# Aim
Return every line of the data below that includes the string "with".

# Extracted information

+---+

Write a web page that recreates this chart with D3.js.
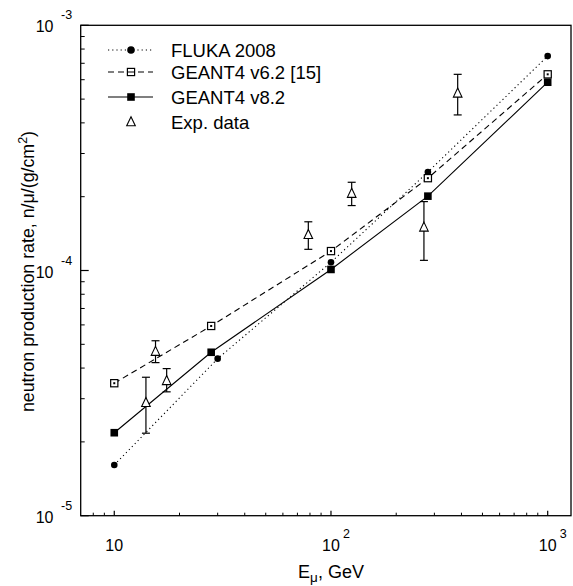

+---+

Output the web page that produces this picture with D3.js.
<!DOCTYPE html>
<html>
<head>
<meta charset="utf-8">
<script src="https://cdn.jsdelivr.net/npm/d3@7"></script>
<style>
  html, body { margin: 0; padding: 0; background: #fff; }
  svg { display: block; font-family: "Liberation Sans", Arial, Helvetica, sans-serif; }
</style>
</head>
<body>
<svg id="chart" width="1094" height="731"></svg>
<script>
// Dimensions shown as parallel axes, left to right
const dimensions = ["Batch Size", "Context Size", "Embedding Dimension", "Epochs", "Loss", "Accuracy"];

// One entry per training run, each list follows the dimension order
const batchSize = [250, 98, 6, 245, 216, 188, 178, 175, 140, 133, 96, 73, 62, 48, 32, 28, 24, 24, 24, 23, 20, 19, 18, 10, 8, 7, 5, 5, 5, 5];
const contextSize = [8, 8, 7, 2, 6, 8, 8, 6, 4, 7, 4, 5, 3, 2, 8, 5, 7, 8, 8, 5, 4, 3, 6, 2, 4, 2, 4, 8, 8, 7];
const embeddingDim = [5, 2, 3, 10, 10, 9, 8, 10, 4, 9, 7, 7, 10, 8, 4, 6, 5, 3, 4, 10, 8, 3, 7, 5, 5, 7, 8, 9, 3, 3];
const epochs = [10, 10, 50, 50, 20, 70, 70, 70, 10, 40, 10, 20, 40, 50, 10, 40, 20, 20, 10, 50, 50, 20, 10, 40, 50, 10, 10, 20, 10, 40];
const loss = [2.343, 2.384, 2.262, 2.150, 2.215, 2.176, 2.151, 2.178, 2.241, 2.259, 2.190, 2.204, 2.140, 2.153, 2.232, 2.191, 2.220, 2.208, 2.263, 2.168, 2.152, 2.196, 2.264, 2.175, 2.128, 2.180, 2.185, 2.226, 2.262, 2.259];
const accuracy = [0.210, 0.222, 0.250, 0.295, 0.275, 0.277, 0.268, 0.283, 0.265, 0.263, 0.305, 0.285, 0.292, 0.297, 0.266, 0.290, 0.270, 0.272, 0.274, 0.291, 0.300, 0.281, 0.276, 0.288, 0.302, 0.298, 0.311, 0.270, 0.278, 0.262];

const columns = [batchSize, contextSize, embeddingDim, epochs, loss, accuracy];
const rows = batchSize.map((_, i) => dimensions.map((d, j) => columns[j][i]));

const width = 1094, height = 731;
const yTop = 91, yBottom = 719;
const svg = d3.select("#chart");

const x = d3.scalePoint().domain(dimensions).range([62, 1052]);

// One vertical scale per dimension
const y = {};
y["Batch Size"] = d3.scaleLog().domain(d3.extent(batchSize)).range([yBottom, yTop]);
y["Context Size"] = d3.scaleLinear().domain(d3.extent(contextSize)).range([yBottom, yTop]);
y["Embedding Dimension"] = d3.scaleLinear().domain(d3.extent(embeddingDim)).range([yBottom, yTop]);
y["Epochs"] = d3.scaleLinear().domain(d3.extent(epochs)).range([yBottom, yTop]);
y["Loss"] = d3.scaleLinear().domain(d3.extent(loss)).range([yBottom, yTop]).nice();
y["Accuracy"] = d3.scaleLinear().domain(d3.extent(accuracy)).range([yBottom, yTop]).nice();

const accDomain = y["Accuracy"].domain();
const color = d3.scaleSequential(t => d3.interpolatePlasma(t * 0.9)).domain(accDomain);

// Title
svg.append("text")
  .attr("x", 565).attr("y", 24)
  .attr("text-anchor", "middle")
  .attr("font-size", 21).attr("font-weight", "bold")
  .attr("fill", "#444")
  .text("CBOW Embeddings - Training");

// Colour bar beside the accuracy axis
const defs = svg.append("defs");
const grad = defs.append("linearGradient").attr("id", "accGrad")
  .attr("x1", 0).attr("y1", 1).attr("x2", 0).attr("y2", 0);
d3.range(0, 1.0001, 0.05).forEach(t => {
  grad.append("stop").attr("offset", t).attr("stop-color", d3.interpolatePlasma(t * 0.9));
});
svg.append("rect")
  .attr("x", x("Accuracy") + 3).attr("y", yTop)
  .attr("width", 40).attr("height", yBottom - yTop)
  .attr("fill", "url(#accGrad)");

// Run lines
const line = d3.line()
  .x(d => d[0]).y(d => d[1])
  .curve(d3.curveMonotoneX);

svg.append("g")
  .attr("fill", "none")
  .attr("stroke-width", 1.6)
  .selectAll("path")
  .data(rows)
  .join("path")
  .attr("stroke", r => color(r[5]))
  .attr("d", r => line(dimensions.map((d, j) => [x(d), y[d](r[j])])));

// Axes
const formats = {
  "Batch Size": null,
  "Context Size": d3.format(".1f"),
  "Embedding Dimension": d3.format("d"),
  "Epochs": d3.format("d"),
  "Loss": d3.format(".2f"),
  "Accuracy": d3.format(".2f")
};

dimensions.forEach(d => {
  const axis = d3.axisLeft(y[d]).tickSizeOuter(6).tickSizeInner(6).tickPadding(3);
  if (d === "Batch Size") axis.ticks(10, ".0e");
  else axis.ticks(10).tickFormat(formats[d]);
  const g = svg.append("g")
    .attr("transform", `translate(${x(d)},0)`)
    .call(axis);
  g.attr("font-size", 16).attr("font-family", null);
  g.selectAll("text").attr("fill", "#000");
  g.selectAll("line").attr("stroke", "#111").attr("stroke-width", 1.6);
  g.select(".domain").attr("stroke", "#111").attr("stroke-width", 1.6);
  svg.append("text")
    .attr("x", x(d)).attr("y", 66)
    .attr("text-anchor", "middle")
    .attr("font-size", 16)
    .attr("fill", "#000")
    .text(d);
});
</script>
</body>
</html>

+---+

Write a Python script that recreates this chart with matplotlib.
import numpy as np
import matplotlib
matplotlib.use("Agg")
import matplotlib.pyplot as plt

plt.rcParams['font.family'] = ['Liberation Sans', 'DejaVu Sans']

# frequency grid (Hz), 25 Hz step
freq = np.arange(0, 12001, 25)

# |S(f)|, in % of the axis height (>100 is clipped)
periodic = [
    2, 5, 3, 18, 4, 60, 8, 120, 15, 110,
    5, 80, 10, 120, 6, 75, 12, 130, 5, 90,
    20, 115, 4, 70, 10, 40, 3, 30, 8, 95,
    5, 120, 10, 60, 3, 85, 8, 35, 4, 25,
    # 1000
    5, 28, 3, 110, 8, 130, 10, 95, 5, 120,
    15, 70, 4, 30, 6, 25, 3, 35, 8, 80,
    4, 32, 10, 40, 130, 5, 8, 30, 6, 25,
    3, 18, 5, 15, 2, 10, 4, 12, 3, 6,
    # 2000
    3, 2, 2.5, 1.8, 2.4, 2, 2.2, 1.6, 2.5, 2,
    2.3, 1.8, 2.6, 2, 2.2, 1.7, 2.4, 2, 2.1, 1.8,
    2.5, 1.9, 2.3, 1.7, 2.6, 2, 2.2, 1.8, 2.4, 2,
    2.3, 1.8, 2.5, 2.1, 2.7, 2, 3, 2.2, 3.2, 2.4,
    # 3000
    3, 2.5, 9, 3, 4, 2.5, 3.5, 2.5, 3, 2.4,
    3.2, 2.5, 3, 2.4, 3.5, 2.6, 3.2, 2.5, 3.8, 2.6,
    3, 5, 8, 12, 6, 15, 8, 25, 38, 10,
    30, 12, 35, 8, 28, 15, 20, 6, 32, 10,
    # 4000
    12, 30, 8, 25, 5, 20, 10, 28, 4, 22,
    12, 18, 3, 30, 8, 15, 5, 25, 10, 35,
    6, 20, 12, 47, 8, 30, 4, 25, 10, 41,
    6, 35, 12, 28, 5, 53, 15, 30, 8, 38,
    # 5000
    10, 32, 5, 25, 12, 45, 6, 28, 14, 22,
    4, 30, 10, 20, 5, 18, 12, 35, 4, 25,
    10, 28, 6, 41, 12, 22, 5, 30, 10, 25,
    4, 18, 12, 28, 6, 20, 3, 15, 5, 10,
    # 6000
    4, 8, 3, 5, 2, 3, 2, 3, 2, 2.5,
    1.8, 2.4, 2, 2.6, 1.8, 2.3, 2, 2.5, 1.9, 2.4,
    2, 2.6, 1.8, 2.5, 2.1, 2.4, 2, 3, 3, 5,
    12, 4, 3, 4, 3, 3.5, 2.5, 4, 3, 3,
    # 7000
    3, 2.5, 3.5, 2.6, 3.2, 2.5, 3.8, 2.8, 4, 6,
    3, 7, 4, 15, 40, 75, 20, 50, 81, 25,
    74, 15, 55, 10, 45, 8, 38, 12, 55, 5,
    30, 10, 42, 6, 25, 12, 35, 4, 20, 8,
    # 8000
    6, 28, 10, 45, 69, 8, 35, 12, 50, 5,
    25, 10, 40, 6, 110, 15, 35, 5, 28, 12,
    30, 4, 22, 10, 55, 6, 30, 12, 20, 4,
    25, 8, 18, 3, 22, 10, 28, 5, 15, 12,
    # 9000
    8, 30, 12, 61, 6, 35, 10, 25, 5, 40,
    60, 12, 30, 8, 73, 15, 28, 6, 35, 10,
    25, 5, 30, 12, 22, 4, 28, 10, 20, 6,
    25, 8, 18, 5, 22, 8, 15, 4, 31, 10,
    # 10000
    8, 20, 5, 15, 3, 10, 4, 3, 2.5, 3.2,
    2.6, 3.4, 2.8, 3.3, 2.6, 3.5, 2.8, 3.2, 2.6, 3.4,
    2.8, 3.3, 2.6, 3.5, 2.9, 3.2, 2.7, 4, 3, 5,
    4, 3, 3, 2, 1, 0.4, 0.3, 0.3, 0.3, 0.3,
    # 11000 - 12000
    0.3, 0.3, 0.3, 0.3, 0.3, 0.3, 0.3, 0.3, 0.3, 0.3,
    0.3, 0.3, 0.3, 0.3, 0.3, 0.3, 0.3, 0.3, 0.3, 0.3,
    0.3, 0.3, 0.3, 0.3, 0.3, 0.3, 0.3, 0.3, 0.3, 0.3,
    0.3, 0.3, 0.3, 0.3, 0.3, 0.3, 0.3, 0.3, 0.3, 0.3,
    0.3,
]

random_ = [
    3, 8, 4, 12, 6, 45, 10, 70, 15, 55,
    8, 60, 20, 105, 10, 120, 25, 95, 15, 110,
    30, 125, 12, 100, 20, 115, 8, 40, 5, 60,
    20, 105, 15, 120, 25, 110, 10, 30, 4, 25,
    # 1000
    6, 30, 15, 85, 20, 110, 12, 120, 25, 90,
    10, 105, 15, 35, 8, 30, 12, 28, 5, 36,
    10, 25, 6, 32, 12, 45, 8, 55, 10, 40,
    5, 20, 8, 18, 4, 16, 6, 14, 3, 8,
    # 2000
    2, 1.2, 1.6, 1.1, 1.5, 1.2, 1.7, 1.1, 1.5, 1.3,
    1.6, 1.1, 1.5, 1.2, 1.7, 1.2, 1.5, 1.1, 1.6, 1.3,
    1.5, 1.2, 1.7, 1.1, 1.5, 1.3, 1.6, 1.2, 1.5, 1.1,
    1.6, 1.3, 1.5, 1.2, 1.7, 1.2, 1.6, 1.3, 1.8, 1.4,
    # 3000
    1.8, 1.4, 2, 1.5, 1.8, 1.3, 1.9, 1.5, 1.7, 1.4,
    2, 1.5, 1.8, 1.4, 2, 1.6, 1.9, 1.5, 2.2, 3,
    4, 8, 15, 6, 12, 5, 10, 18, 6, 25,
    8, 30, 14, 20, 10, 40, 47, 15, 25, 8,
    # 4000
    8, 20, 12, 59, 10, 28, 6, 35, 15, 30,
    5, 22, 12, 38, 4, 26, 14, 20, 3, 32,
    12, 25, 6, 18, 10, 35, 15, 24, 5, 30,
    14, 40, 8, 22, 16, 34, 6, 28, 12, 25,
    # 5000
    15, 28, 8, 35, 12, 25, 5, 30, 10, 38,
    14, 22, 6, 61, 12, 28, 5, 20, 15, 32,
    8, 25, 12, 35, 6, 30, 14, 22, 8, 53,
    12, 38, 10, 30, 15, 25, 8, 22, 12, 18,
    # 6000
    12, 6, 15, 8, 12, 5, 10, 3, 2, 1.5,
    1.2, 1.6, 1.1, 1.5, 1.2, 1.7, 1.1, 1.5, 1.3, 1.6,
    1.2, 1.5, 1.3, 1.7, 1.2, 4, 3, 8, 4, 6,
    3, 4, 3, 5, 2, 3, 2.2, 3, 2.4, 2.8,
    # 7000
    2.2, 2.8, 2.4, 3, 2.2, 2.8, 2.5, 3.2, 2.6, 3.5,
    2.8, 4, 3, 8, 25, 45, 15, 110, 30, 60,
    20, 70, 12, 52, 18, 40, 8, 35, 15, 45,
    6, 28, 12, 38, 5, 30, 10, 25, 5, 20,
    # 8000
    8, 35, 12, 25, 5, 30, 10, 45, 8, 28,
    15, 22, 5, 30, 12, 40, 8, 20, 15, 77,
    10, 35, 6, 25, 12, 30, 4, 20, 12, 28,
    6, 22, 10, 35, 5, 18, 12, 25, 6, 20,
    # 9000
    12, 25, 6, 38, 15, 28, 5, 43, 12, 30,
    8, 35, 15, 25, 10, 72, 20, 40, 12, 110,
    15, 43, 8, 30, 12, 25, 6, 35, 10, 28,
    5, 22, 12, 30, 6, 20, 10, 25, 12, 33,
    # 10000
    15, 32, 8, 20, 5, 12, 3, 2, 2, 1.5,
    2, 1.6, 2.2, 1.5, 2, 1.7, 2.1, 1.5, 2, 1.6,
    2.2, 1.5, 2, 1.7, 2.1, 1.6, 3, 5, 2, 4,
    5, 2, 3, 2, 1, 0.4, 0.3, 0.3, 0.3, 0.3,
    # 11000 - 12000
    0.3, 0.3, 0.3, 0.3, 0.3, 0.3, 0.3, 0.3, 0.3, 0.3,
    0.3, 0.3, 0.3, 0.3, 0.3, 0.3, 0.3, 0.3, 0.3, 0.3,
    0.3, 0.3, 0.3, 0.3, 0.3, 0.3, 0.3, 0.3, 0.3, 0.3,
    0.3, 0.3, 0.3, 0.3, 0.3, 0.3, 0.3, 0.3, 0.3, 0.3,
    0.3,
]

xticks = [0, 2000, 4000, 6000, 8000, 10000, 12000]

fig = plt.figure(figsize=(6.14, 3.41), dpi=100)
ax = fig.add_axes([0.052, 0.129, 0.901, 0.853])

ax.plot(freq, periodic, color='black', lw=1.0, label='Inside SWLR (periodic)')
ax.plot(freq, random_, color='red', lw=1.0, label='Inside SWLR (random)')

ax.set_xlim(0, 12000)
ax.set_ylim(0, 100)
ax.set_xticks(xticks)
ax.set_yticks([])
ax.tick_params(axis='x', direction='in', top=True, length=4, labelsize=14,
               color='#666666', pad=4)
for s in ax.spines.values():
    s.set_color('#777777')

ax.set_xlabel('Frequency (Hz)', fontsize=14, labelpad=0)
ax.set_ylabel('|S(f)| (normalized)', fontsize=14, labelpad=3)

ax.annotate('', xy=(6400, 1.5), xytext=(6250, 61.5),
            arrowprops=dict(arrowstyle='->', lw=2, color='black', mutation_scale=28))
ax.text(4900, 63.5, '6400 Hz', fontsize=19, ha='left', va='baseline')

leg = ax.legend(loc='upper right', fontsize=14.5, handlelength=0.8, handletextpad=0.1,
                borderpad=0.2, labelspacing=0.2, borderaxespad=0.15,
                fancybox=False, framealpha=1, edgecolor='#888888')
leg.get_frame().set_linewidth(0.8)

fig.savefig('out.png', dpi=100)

+---+

# Answer in full
Write a web page that recreates this chart with D3.js.
Output the web page that produces this picture with D3.js.
Write a Python script that recreates this chart with matplotlib.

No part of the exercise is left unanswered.